Mitchell argued that while NMFS has tried to create a better dialogue between fishermen and NMFS, the way it’s been approached hasn’t worked.
“It should not be a surprise to anyone familiar with the industry that NMFS’s reliance on episodic conservations, perfunctory public hearings, and Zoom calls with fishermen have proven to be
inadequate substitutes for a more proximate, personal connection,” the letter said.
It’s not the first time the mayor and others have reached out.
In February 2016, Mitchell and others first wrote to then-Administrator Dr. Kathryn Sullivan, when NOAA was conducting a capital planning review of the Northeast Science Center. The group expressed the desire for NOAA to move to New Bedford, “the preeminent commercial fishing port on the East Coast and the top-grossing port in the country.”
“Given the port’s unique status regionally and nationally, we believe that NOAA has a historic opportunity to reset its relationship with the fishing industry and create conditions for a new era of respect, trust and collaboration,” the 2016 letter said.
So, why another push from Mitchell now, seven years after the city first expressed interest?
Mitchell said there are “several developments” that have made New Bedford’s case “even more compelling, if not more urgent.”
In, 2019 NOAA hired Deloitte LLP to assess the needs of future facilities. The analysis proposed a total of 184 NOAA positions should be moved from its current Gloucester facility to New Bedford, and 74 positions should be moved from its Cape Cod facilities to New Bedford.

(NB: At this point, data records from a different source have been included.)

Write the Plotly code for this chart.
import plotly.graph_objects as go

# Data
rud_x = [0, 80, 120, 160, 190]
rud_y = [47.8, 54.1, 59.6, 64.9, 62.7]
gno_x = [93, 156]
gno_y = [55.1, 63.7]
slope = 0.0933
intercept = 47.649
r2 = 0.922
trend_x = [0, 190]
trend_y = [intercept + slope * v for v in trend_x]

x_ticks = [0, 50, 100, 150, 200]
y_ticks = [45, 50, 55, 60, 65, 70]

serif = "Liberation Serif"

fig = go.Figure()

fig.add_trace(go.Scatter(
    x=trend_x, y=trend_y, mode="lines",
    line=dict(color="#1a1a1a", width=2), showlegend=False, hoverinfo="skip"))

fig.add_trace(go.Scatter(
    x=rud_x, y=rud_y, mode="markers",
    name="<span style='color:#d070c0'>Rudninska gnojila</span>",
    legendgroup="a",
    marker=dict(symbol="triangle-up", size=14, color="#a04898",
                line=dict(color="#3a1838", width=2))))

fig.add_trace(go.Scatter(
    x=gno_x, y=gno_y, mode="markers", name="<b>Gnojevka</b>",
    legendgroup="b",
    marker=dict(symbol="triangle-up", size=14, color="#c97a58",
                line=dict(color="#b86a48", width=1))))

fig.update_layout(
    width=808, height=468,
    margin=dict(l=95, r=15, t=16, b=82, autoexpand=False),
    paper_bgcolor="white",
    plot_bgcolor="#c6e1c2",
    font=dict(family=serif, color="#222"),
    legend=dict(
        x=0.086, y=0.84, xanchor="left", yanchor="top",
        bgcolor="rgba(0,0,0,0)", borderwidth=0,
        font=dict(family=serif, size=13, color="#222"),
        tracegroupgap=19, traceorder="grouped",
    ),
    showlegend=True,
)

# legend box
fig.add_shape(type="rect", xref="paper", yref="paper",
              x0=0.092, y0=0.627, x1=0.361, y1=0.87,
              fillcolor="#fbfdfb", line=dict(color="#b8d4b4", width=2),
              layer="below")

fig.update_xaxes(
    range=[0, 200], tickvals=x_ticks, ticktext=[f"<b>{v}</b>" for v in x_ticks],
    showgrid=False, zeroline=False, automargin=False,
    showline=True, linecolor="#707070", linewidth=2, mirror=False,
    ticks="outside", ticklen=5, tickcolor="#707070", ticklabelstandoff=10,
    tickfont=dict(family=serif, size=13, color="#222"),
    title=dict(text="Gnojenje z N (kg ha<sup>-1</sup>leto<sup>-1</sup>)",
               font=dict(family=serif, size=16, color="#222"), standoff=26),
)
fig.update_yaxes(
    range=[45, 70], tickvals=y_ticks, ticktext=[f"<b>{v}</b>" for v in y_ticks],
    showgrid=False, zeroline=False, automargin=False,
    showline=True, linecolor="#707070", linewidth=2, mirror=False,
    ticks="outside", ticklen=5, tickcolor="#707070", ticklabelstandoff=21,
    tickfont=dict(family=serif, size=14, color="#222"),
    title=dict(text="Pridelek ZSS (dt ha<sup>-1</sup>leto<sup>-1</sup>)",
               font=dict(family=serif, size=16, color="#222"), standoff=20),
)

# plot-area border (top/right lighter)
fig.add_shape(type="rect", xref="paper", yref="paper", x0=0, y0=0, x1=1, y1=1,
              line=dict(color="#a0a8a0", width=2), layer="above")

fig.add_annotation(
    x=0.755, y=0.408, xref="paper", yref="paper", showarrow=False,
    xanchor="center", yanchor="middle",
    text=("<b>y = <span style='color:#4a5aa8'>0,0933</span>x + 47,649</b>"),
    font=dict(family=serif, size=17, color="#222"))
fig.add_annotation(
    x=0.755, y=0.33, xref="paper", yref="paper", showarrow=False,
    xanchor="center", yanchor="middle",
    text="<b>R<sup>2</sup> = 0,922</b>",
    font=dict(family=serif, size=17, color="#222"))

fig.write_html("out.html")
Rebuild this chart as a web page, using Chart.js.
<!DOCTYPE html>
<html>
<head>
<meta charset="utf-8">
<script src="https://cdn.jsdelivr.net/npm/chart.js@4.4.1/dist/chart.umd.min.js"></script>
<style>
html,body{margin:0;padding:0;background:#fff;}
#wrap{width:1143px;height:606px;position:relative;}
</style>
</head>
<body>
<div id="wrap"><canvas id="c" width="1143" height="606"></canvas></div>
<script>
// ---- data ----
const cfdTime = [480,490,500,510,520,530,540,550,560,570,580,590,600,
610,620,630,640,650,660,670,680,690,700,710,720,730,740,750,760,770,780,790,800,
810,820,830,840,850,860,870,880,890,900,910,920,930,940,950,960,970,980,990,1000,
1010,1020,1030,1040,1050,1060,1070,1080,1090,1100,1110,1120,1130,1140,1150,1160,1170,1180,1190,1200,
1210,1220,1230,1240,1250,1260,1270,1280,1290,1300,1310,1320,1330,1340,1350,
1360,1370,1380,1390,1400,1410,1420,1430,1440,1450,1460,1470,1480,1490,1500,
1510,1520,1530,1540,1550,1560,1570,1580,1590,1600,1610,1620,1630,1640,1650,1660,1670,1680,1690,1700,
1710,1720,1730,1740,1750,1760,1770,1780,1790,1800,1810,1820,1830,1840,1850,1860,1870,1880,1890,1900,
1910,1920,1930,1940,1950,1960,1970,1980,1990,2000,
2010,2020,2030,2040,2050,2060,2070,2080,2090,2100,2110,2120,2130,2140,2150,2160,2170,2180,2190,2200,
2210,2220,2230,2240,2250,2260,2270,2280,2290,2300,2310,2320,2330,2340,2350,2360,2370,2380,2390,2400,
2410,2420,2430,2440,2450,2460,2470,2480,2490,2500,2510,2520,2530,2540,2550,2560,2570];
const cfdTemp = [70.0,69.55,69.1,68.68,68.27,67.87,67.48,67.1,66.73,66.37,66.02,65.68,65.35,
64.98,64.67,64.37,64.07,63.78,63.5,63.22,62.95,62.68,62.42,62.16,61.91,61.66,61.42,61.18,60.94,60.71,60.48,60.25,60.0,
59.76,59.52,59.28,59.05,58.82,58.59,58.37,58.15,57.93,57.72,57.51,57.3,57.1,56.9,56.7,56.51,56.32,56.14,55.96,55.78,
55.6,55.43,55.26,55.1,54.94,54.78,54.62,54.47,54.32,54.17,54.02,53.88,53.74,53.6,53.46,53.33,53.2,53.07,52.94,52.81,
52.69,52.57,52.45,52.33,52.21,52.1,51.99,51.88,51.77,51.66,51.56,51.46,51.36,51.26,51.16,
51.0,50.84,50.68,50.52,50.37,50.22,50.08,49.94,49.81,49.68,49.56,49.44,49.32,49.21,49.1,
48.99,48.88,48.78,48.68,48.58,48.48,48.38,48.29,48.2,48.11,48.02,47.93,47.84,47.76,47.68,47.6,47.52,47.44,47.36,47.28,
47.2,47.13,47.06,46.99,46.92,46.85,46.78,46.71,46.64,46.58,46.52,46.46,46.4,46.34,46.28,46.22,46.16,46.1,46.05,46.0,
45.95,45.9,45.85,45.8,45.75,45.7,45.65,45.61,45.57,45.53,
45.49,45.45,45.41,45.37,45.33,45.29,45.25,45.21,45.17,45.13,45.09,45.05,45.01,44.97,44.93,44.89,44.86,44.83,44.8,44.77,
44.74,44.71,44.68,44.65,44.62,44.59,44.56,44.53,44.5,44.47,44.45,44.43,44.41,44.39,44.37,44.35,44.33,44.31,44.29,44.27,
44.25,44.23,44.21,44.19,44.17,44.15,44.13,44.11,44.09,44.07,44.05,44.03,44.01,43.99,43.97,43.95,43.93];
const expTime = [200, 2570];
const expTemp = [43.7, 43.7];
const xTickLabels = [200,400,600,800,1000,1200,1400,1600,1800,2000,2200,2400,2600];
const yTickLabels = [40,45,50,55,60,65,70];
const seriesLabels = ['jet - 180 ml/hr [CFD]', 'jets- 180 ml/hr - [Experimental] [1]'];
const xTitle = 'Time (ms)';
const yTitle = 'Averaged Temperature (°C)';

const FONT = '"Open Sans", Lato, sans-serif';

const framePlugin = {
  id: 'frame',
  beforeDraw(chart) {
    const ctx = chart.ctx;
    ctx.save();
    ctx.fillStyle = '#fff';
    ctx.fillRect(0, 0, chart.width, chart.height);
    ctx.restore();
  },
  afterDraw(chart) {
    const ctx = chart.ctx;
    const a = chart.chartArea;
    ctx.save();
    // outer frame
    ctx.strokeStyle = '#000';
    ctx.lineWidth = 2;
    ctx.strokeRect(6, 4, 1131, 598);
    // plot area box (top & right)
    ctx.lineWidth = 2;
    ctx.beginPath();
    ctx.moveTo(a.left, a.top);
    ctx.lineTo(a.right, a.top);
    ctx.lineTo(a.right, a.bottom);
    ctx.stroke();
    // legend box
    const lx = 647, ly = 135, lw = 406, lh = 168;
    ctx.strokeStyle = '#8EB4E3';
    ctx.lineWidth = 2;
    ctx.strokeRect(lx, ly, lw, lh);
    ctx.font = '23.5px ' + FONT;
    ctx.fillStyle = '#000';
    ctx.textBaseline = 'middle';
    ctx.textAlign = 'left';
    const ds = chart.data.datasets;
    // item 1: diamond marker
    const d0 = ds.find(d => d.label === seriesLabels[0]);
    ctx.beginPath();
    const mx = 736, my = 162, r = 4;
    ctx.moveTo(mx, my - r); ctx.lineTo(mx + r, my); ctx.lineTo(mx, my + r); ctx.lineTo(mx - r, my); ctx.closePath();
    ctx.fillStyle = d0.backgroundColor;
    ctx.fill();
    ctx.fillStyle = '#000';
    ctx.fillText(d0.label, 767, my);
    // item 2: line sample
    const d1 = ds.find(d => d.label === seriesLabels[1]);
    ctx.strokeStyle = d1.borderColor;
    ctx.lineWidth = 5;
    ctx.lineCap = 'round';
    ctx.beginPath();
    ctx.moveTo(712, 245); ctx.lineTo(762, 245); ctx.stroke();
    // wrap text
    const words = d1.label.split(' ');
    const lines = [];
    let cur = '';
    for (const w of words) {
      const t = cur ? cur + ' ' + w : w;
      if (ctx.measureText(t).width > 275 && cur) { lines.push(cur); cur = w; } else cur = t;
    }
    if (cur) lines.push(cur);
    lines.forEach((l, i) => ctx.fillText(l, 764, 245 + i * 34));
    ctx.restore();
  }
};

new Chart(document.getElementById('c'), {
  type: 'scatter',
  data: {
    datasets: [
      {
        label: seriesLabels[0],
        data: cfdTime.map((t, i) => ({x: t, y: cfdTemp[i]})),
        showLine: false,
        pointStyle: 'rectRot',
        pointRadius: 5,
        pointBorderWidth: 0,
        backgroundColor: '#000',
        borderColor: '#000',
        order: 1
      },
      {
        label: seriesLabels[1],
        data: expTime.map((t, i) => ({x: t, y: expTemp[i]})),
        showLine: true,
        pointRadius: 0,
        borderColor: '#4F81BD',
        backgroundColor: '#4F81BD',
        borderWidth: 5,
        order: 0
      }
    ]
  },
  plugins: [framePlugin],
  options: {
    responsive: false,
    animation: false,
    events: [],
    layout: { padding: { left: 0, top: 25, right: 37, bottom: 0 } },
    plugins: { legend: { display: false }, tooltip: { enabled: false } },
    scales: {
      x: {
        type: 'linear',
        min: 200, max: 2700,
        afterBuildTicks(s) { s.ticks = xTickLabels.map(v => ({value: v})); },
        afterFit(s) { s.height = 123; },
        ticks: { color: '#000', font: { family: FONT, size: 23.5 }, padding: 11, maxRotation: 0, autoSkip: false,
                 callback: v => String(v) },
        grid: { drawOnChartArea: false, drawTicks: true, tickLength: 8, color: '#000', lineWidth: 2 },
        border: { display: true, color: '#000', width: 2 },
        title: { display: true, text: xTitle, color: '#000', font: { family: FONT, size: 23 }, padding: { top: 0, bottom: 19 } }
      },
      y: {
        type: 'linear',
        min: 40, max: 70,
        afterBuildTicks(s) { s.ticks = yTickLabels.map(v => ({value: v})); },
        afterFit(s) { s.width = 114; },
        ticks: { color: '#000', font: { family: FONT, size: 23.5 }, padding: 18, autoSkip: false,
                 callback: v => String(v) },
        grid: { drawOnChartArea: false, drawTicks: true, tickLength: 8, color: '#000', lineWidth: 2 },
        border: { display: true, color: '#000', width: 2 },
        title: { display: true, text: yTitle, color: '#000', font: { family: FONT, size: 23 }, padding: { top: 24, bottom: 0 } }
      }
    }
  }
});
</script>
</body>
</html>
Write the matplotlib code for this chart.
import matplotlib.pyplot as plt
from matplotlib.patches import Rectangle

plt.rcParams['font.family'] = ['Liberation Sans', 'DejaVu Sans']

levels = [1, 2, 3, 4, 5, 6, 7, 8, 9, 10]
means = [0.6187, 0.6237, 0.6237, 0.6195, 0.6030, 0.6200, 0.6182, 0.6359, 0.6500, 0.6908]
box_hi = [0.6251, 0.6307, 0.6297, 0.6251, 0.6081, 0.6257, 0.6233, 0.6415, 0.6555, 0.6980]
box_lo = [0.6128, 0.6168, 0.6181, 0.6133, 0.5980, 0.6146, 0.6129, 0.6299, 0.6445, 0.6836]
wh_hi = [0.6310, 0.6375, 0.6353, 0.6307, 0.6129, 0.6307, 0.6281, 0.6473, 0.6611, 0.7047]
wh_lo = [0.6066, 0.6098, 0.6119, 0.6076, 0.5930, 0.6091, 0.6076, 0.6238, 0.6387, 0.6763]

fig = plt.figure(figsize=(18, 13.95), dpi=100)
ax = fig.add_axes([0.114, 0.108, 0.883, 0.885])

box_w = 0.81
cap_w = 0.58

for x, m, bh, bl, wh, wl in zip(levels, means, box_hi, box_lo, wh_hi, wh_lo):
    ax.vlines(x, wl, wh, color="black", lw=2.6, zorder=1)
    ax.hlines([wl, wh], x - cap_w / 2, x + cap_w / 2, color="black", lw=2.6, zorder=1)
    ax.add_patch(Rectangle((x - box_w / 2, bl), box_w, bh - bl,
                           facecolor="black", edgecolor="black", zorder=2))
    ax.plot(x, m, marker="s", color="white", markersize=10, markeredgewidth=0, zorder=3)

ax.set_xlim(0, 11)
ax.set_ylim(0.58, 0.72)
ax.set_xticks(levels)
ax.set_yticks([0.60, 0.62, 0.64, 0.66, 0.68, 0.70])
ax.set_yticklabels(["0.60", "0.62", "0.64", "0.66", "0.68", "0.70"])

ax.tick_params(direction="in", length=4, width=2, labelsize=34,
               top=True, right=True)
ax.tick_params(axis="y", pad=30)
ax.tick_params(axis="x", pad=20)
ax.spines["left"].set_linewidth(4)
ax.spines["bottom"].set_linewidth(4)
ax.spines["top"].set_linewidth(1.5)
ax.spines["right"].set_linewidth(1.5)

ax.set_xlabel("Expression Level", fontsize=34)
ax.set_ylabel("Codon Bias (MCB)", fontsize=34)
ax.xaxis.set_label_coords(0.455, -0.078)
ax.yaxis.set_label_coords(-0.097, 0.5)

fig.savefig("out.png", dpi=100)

Mitchell also referenced the Biden Administration’s “Justice40” policies and said those favor New Bedford over other existing sites.
The mayor also referenced NOAA’s own FY22-26 Strategic Plan, pointing out that “the plan
emphasizes the need for NOAA to engage with existing ocean industries, notably commercial fishing, and to promote new ones, particularly offshore wind.”
“To promote the successful coexistence of the two industries, and to preserve the legitimacy of the federal government’s policy decisions concerning the interaction of the two industries,
NMFS should place in the middle of the action, and that means New Bedford,” the letter said.
Mitchell said NOAA has taken steps that “appear to be at odds” with the recommendations of its staff concerning future New Bedford facilities, including extending its lease in Gloucester by five years and constructing a new facility to dock its NOAA research vessels in Newport.
“We believe that no other port on the East Coast has a comparable case on the merits for future NOAA facilities, as reflected in the career staff’s recommendations in the 2030 Footprint Initiative,” the letter said. “We stand ready to implement those recommendations, so that NOAA can be best positioned to execute its mission for the foreseeable future.”
The issue became a topic in the race U.S. Senate race in 2020. At the time, U.S. Sen. Ed Markey suggested that NOAA consider having locations in both New Bedford and Woods Hole.
The August 4. letter was also sent to Markey, in addition to Secretary of Commerce Gina Raimondo, Sen. Elizabeth Warren, Rep. William Keating, Asst. Administrator of NOAA-Fisheries Janet Coit, Lt. Gov. Kim Driscol and Gov. Maura Healey.